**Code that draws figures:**
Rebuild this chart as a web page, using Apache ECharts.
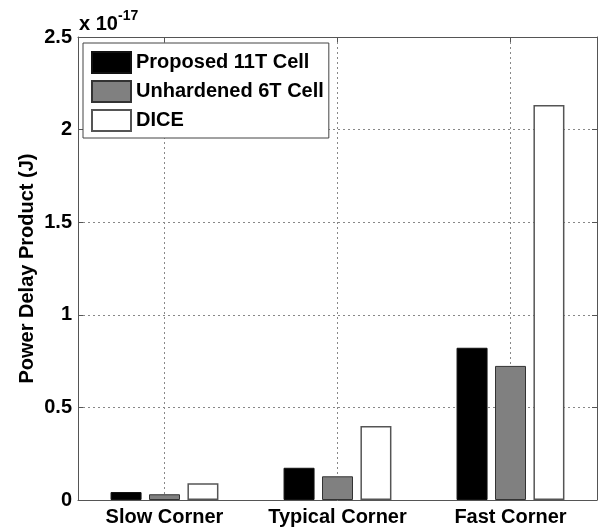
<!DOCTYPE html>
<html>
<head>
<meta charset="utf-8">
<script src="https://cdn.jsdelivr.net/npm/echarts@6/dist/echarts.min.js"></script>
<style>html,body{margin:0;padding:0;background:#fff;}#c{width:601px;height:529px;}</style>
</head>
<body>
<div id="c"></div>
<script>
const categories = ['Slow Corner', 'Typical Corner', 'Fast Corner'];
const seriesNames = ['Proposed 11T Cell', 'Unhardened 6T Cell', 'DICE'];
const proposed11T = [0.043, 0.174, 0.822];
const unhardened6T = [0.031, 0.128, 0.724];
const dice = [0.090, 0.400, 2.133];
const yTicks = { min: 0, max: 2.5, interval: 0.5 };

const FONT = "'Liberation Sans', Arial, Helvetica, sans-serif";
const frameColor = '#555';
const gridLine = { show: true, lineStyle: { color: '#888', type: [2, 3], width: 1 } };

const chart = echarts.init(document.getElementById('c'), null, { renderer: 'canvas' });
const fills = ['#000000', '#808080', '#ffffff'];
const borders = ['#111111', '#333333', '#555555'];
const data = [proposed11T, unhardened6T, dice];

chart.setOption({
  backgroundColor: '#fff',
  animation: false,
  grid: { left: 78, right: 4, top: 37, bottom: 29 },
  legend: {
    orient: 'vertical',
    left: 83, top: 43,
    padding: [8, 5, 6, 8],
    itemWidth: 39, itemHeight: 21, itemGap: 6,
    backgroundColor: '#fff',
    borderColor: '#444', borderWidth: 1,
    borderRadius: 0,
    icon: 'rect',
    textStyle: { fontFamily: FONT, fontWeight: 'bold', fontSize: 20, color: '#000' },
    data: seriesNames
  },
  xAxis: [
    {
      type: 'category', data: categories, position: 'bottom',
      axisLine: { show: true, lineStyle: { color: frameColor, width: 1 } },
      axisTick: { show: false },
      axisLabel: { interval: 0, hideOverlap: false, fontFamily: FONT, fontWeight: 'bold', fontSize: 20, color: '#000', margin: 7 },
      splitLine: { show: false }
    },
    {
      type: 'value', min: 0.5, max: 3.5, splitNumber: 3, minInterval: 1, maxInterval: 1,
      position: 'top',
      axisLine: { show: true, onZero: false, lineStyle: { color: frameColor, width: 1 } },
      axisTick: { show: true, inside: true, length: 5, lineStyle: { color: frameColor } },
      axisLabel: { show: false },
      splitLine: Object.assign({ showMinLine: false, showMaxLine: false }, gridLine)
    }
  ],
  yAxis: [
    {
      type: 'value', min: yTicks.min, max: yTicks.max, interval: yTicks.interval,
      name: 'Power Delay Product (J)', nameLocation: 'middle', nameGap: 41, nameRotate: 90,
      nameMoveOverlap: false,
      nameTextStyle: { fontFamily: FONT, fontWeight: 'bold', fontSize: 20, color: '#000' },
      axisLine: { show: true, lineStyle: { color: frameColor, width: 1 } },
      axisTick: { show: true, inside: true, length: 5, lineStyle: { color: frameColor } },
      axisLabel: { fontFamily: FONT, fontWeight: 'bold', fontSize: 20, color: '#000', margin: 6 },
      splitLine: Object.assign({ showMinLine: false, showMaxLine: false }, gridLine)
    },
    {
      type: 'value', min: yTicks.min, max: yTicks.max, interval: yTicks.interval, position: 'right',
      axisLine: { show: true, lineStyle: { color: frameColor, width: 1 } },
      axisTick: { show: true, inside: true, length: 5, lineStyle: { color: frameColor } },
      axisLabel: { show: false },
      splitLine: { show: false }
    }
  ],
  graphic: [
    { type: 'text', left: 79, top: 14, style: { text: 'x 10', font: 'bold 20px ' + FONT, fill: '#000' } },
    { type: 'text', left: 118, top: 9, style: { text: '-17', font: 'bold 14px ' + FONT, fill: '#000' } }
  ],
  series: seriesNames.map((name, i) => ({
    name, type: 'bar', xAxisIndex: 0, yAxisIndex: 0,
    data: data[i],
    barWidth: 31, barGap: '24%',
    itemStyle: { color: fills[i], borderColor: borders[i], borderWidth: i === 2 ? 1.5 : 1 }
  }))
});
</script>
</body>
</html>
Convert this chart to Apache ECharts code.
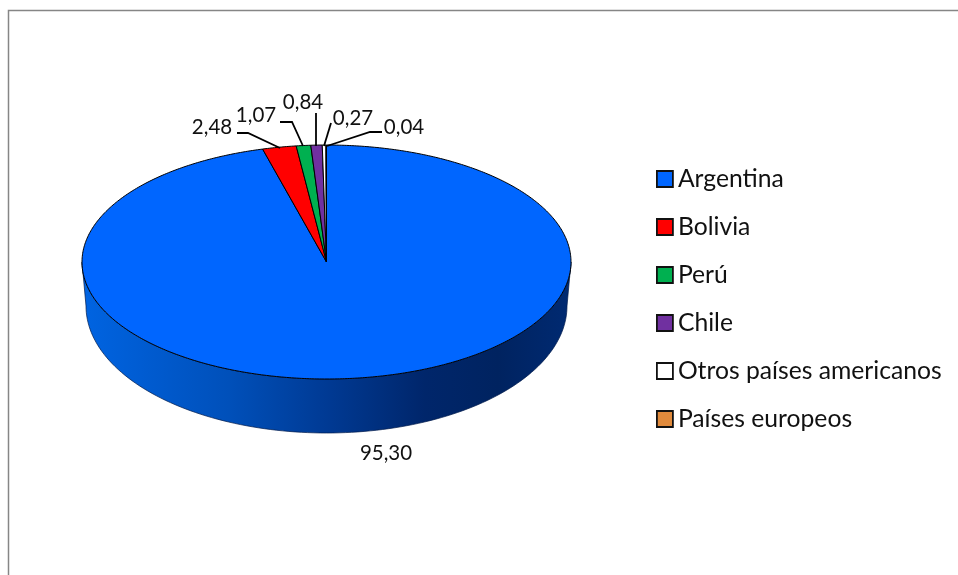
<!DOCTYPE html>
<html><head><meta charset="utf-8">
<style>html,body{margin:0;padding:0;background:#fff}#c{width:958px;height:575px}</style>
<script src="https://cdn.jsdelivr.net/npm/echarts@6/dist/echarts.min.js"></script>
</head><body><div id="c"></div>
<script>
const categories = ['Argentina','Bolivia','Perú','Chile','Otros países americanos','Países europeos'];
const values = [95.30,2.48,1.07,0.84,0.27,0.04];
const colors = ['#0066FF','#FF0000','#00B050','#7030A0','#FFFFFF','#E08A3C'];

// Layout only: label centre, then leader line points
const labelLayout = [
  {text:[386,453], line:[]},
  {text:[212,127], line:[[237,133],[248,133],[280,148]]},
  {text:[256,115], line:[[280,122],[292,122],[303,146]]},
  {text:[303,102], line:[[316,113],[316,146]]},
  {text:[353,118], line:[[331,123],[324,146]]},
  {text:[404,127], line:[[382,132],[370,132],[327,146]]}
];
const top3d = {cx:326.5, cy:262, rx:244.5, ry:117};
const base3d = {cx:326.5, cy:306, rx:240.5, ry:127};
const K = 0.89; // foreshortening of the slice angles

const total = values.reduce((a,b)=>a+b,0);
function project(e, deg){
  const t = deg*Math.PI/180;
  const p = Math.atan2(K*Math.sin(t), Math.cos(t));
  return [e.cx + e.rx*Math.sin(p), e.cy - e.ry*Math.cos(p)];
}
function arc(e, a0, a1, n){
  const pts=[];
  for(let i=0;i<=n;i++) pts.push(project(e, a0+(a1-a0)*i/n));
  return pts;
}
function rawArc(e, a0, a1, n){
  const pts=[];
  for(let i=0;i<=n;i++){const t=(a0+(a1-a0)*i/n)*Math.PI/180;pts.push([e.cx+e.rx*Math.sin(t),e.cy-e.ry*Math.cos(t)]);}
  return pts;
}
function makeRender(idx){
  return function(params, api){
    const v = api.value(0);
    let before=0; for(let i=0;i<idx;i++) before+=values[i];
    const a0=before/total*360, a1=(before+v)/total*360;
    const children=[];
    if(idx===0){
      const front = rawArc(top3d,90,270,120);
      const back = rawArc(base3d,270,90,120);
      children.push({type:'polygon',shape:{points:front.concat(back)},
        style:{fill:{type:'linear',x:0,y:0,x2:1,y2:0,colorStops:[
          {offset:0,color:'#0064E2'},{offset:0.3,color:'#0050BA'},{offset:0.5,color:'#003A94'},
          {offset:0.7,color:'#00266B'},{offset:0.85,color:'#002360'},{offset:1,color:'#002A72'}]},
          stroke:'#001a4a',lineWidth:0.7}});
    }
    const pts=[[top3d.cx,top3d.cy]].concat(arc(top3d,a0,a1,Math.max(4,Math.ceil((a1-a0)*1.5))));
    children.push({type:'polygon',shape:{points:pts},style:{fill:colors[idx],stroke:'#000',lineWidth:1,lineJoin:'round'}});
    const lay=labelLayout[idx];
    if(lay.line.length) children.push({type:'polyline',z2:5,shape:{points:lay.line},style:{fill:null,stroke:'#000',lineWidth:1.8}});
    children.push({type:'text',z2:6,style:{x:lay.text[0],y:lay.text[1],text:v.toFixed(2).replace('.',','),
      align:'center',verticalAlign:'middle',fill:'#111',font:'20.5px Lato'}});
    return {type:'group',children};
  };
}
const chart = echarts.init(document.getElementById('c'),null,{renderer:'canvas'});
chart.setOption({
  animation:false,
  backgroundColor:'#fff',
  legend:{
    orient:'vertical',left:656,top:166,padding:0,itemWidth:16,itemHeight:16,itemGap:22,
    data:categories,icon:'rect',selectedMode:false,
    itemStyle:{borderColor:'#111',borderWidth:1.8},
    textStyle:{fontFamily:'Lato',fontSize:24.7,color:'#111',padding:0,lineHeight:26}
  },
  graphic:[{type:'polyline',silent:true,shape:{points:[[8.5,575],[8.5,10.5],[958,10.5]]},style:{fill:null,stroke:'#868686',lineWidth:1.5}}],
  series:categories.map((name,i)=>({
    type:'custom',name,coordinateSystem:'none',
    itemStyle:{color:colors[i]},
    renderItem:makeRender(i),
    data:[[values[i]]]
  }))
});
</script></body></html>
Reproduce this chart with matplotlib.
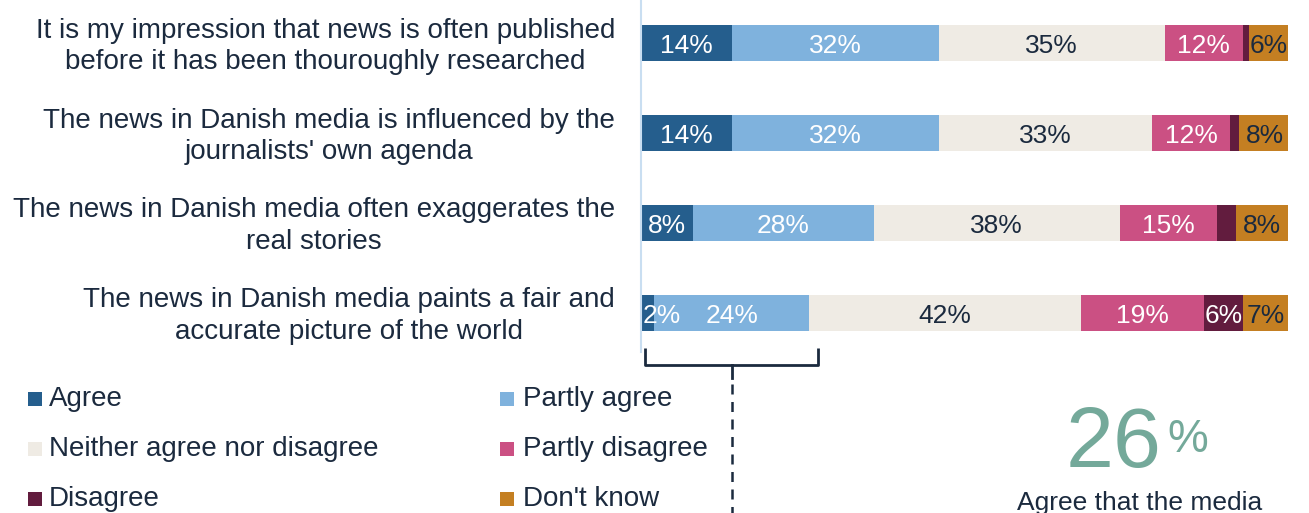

**To be done:**
Leave out the pictures, then repeat the listing above exactly from its first line to the line with "3], width: 1", inclusive.

**Completed exercise:**
Rebuild this chart as a web page, using Apache ECharts.
<!DOCTYPE html>
<html>
<head>
<meta charset="utf-8">
<script src="https://cdn.jsdelivr.net/npm/echarts@6/dist/echarts.min.js"></script>
<style>html,body{margin:0;padding:0;background:#fff;}#c{width:601px;height:529px;}</style>
</head>
<body>
<div id="c"></div>
<script>
const categories = ['Slow Corner', 'Typical Corner', 'Fast Corner'];
const seriesNames = ['Proposed 11T Cell', 'Unhardened 6T Cell', 'DICE'];
const proposed11T = [0.043, 0.174, 0.822];
const unhardened6T = [0.031, 0.128, 0.724];
const dice = [0.090, 0.400, 2.133];
const yTicks = { min: 0, max: 2.5, interval: 0.5 };

const FONT = "'Liberation Sans', Arial, Helvetica, sans-serif";
const frameColor = '#555';
const gridLine = { show: true, lineStyle: { color: '#888', type: [2, 3], width: 1 } };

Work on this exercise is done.